WHAT NEEDS TO BE DONE:
Your output must be the lines below from the line containing "Clone this chart" to the line containing "import * as d3 from 'd3'", both lines included, reproduced exactly and without pictures.

INFORMATION PROVIDED:
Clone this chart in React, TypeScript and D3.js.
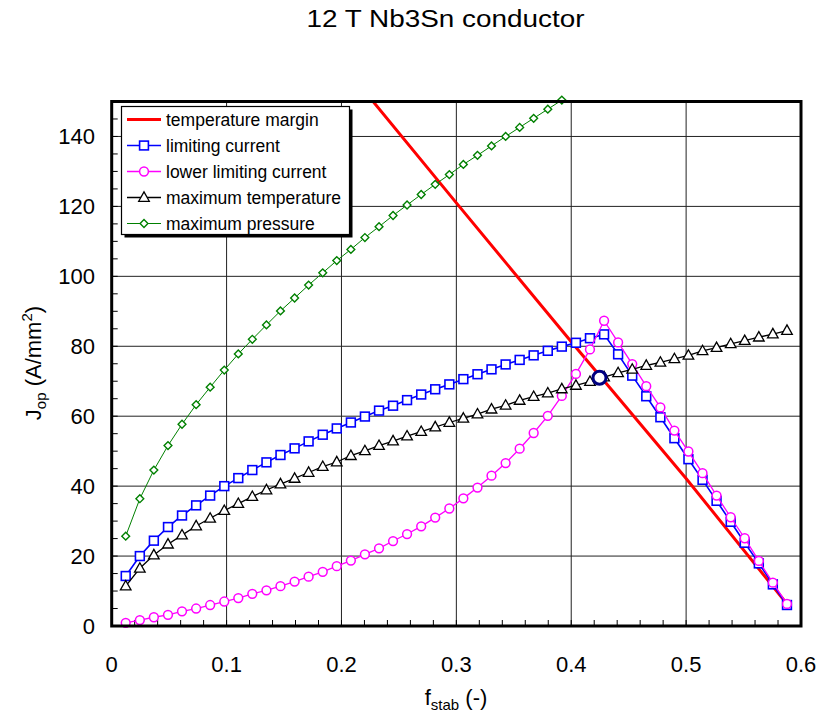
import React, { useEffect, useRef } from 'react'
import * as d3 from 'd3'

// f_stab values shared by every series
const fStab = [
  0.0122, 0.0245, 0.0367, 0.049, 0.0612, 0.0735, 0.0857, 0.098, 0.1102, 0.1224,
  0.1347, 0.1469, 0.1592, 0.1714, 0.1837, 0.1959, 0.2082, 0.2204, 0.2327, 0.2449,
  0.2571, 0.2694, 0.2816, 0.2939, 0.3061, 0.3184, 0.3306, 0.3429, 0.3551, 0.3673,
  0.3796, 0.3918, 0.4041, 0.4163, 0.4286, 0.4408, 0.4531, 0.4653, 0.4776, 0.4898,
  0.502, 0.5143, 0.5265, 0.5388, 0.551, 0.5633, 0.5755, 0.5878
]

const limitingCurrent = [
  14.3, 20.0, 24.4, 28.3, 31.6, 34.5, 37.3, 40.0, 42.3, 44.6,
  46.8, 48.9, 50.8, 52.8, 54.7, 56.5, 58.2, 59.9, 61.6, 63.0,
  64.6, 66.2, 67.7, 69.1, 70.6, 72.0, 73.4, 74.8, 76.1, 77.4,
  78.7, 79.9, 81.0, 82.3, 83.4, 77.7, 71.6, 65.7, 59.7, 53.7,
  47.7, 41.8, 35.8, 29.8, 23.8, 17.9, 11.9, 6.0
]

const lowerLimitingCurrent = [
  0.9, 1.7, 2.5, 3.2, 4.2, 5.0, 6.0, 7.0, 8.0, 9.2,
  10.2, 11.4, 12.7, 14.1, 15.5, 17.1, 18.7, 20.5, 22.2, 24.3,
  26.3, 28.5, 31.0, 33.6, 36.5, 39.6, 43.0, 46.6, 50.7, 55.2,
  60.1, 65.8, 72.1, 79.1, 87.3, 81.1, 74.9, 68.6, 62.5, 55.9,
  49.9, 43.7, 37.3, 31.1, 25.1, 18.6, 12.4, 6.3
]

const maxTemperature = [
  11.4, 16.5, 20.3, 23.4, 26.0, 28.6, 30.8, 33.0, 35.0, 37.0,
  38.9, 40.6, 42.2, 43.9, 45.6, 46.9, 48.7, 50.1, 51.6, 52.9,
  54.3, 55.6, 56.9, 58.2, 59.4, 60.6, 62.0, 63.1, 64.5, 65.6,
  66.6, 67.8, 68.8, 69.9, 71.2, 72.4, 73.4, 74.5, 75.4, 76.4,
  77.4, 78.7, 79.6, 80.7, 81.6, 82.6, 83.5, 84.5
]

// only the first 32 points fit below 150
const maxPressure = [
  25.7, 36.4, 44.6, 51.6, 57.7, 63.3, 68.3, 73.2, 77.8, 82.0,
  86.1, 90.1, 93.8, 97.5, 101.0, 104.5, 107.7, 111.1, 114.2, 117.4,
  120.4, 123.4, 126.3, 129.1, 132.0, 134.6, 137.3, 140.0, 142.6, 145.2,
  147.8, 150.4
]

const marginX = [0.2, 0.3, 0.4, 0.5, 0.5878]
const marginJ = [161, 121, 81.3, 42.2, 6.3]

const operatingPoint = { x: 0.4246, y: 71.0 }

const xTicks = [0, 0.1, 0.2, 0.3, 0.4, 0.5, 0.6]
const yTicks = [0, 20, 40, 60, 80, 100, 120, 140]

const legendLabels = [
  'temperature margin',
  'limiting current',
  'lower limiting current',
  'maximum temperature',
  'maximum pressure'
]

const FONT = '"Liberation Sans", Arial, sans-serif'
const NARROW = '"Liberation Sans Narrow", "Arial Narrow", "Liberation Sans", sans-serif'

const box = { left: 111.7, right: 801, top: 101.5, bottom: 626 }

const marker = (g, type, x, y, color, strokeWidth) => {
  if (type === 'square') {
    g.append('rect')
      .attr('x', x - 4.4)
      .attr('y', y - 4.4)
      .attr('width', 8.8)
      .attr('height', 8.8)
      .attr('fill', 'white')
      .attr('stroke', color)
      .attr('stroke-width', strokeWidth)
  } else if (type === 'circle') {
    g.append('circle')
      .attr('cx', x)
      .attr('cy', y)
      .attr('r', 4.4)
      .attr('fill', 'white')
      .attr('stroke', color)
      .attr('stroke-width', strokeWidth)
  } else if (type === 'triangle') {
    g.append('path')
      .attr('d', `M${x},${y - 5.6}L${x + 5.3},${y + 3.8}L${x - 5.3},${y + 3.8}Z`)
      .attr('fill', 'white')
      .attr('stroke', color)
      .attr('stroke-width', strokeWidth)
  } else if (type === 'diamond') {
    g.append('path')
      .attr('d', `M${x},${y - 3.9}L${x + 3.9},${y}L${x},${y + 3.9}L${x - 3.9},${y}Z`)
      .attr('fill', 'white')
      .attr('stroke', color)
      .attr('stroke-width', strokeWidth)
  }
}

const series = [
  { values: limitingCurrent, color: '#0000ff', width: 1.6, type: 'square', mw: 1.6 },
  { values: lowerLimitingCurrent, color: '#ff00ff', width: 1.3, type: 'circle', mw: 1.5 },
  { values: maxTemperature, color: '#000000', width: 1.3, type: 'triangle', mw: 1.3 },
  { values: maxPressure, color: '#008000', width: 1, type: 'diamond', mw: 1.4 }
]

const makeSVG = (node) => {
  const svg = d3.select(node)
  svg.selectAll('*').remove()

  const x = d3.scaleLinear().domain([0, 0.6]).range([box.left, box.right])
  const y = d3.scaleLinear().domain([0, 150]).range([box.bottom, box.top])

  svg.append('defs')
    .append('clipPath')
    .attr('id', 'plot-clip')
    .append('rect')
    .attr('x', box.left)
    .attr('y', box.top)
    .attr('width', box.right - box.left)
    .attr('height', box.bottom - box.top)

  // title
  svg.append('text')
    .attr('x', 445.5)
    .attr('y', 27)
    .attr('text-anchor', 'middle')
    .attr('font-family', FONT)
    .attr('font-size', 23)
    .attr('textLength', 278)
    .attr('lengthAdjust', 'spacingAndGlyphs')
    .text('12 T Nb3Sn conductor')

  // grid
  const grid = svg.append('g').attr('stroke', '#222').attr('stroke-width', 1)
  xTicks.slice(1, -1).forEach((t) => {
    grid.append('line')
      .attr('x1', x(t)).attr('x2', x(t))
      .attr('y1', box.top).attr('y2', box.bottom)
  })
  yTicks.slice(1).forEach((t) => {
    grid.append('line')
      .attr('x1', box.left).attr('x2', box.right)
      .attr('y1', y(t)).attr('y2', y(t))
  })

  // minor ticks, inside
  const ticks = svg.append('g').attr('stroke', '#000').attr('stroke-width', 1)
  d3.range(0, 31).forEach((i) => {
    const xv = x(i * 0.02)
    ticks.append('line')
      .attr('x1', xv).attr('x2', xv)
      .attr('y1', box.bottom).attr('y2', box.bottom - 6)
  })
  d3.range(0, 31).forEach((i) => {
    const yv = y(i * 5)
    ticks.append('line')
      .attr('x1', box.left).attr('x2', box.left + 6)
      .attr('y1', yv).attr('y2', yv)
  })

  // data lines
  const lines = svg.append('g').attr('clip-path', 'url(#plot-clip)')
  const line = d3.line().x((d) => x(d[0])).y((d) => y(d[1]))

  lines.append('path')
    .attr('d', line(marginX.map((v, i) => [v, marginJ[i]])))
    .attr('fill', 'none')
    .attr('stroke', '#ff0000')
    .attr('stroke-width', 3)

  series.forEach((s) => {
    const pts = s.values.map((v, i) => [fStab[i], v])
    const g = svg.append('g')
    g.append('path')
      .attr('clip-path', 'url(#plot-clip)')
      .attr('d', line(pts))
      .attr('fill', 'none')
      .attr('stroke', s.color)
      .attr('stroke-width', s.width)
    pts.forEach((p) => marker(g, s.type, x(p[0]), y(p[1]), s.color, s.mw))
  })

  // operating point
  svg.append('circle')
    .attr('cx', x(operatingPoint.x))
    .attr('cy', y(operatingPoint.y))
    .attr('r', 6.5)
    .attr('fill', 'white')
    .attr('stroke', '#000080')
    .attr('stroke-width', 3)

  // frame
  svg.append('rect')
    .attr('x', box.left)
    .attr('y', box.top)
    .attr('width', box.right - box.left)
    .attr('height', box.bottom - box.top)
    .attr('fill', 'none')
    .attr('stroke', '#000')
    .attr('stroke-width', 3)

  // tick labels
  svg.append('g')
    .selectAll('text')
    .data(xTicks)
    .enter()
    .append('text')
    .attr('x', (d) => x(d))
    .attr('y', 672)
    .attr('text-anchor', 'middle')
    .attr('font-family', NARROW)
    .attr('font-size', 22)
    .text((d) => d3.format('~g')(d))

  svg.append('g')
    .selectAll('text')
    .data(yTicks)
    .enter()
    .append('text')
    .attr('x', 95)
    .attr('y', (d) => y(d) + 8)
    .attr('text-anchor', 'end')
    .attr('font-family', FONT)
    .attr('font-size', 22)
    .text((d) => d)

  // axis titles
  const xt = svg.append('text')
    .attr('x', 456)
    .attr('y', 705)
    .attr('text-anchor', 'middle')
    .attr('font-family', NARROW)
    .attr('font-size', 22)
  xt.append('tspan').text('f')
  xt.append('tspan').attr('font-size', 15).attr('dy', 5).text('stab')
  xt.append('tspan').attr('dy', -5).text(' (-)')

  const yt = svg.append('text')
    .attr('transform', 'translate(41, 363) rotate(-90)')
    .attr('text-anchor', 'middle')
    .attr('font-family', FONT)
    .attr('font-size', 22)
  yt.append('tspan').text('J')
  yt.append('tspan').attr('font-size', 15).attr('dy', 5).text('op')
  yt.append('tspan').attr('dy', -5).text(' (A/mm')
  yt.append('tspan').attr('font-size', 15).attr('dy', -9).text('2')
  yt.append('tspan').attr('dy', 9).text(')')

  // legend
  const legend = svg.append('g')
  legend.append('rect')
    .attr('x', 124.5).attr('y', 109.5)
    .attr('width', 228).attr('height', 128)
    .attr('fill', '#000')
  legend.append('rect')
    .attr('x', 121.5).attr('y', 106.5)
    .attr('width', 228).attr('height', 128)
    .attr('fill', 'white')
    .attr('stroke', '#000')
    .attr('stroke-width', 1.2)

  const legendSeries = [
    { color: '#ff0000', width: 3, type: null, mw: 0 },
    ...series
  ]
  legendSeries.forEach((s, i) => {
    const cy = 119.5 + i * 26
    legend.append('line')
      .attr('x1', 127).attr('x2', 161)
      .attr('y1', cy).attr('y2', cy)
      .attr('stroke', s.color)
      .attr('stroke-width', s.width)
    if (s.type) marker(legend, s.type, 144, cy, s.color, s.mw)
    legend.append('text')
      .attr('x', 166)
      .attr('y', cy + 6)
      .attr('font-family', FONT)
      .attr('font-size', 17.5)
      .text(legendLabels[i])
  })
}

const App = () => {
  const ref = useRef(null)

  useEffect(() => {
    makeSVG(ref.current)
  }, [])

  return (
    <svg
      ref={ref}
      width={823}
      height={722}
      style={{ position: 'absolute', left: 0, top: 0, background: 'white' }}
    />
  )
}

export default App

...

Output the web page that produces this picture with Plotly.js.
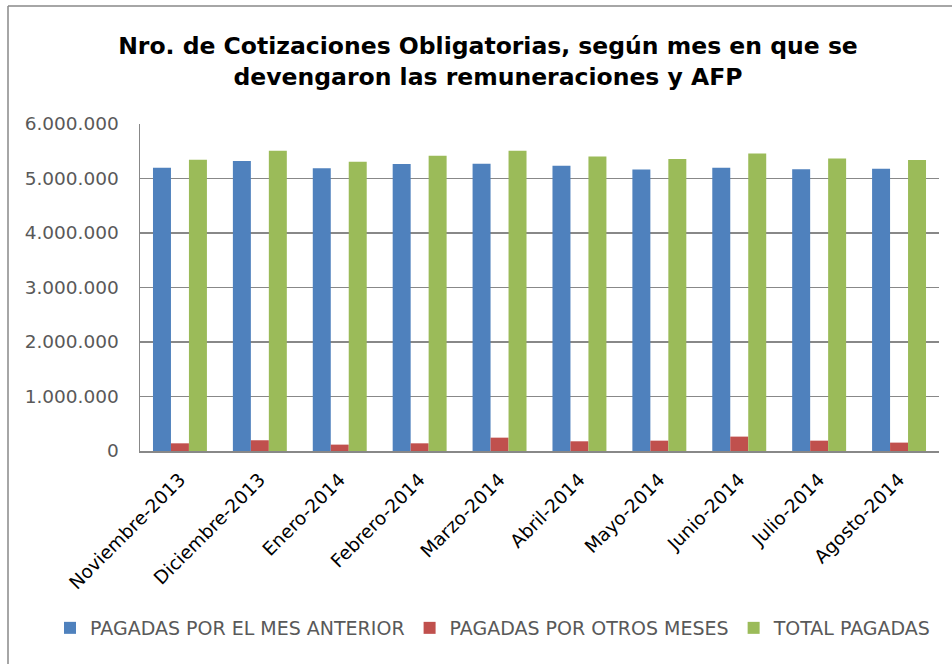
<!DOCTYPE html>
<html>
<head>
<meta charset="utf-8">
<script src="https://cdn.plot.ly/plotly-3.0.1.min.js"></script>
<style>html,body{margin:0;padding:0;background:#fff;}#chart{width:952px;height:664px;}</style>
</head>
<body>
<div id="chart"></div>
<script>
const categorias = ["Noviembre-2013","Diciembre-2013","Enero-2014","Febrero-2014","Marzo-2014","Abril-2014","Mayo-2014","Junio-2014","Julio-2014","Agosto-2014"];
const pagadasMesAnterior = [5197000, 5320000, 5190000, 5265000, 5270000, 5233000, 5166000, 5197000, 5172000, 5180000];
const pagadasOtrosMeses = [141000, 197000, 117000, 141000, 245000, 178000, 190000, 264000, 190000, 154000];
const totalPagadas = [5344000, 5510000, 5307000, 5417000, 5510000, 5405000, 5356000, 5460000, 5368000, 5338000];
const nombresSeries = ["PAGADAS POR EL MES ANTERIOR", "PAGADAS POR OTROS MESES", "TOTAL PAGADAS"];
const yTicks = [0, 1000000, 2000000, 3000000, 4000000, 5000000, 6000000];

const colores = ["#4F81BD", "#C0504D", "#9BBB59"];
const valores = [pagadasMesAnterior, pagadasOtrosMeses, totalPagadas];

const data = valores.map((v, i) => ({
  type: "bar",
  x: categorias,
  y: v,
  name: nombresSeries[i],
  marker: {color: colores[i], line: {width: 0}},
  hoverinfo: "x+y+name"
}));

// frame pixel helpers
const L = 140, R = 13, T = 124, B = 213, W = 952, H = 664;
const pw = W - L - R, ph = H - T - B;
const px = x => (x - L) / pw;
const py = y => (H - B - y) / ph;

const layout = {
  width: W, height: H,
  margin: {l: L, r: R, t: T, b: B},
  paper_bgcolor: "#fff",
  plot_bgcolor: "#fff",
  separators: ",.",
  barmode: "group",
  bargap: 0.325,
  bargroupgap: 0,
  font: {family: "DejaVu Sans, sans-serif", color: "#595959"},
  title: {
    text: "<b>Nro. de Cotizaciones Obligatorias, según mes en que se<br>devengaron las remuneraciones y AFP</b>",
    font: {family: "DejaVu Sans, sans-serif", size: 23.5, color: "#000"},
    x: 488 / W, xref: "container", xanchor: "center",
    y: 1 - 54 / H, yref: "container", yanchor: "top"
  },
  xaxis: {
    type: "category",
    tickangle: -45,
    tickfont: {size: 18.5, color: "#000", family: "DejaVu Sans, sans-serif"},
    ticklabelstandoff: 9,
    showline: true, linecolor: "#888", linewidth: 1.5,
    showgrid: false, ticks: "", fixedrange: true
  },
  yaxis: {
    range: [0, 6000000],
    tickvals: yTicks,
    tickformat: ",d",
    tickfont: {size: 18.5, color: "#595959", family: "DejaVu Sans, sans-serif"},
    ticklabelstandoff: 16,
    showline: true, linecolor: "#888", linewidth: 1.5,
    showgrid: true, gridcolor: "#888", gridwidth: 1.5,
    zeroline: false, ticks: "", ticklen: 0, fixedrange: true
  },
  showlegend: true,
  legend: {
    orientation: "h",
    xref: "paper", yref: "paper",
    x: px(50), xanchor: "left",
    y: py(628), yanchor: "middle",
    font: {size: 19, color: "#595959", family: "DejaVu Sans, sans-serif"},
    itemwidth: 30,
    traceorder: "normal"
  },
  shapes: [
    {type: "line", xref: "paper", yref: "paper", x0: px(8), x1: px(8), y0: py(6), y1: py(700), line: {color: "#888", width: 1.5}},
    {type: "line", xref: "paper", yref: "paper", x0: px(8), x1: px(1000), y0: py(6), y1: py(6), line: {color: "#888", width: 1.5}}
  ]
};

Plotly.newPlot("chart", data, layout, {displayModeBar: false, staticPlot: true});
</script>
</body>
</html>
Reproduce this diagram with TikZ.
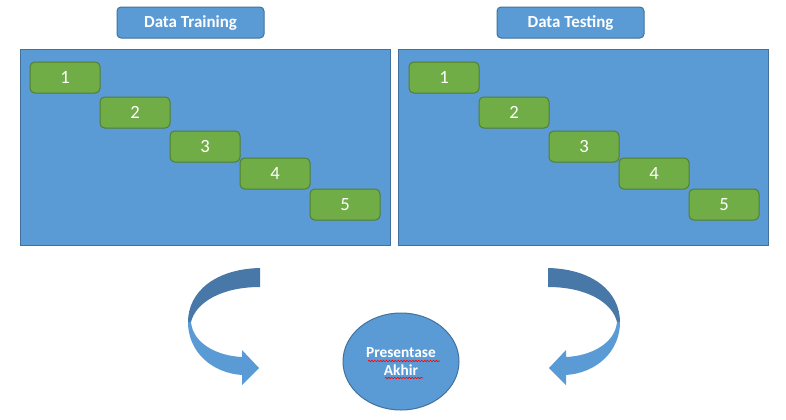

---

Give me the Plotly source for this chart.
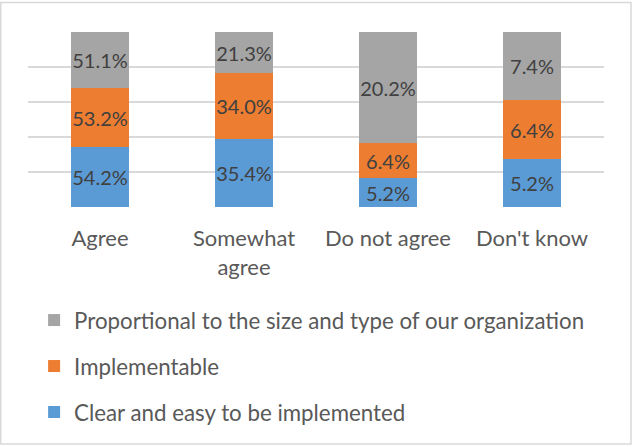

RESULT:
Clone this chart in React, TypeScript and D3.js.
import React, { useEffect, useRef } from 'react'
import * as d3 from 'd3'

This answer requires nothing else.